‘GCs Feel They Should Understand GenAI, But They Often Don’t’

Every few hours someone, somewhere demands that lawyers must change (including this site), they need to adopt GenAI, rethink workflows, use new business models….yet, it’s also a fact, as Stephanie Hamon at Norton Rose Fulbright’s Transform group knows well, that ‘most lawyers are not trained in change management’, nor do they automatically know what to do with GenAI.

Lawyers are trained to be good at lawyering, not to do large-scale systemic process change, nor how to suddenly start wielding a Large Language Model to drive efficiency. And that’s a challenge and an opportunity for Hamon, who is Head of Legal Operations Consulting at NRF.

One could argue that the constant drumbeat demanding change has never been louder, and with the arrival of GenAI never more urgent. But, as Hamon told Artificial Lawyer, many GCs don’t have the skillset to drive this change.
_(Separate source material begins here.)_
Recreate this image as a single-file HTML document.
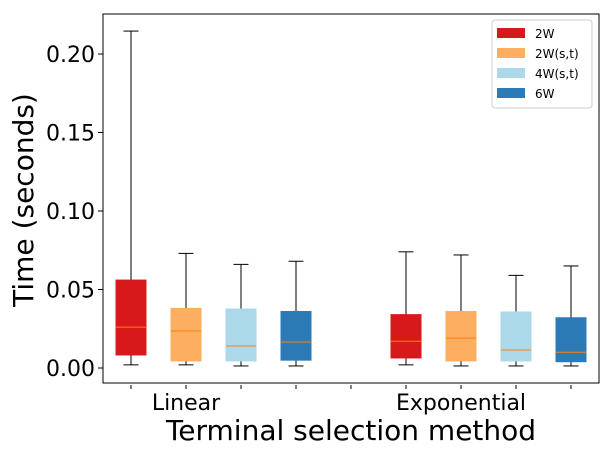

‘It’s a very interesting time,’ she said. ‘There is a spectrum of sophistication [inhouse]. Some clients are just getting their house in order, such as improving document management. On the other end of the spectrum it’s all about GenAI.’

‘They realise that change is happening to them now, even if they do not want to drive it,’ she added.

AL asked which GCs fit into the ‘we’re driving it and we know where we are going’ group?

‘The pioneers all have something in common. They all have a strategic vision of the GC’s role in the legal function and these pioneers can be found in different places and sectors and team sizes. The common driver is that they all want to have efficient inhouse teams and want to be front runners in the conversation,’ she added.

Then there’s another group, who want to respond, but perhaps are overwhelmed by the demands that suddenly arrive from the top.

‘Some GCs have been told to invest in GenAI’, she noted and added that they often do not know what to do with that command from the C-suite.

Worse still, there has been ‘so much noise about GenAI, GCs feel they should understand, but they do not know, yet they feel they can’t raise the question any more’. I.e. the conversation has moved on already and yet they don’t really understand what an LLM is, how it works, or even why they should use such tech. Meanwhile, things keep moving ahead…..

What is the solution?

We have to offer basic education,’ said Hamon, who has a team within Transform to help with consulting needs of inhouse legal teams, which in turn can draw on a much wider group of experts at the firm across legal tech and project management.

‘GCs need a place to demystify things, and not just AI, but legal ops also. There are a lot of things that are not clear still. For example, people talk about matter management when they really mean intake.’ They also get confused about what CLM platforms actually can do for them. And so it goes.

Hamon and team have now started doing ‘problem definition workshops’ where the goal is to remove the confusion and help inhouse lawyers to understand the changing landscape – and its sometimes impenetrable terminology.

As Hamon noted, there are plenty of proactive GCs doing great work in terms of modernising their teams and how they work with the wider business. But, many other GCs don’t have a strategy. And it’s hard to have a strategy to change things when one doesn’t feel like you’re on top of what actually needs to change, or the key elements that are part of this new landscape.

Or, put it this way: you can’t have an ‘AI strategy’ – whatever that actually is…..when you don’t really get how an LLM works, or how it applies to different aspects of legal work. You can’t really get the most out of CLM if the economic reasoning behind having it and at least some internal cost data is not present.

If the dominant goal is always: defend the company at all costs and crush all risks, and that has worked in the past, how do you move beyond that, or rather have that still at the core of the role, but to expand into attaining other outcomes that are perhaps not always ‘do-or-die’ legal needs?

That said, Hamon is keen to stress that GCs are in the same boat as many others and that ultimately the inhouse world ‘needs a trigger to prompt change’.

Well, we can say that the trigger has arrived in the shape of GenAI. The question now is how many GCs will be able to rise to the challenge and ride this wave in a positive way that leaves the inhouse function transformed? (And then, how many will delay change for as long as they can because all this AI and legal ops stuff looks too strange, too unwieldy to do?)

Either way, Hamon and team are there to help. They are certainly going to be busy.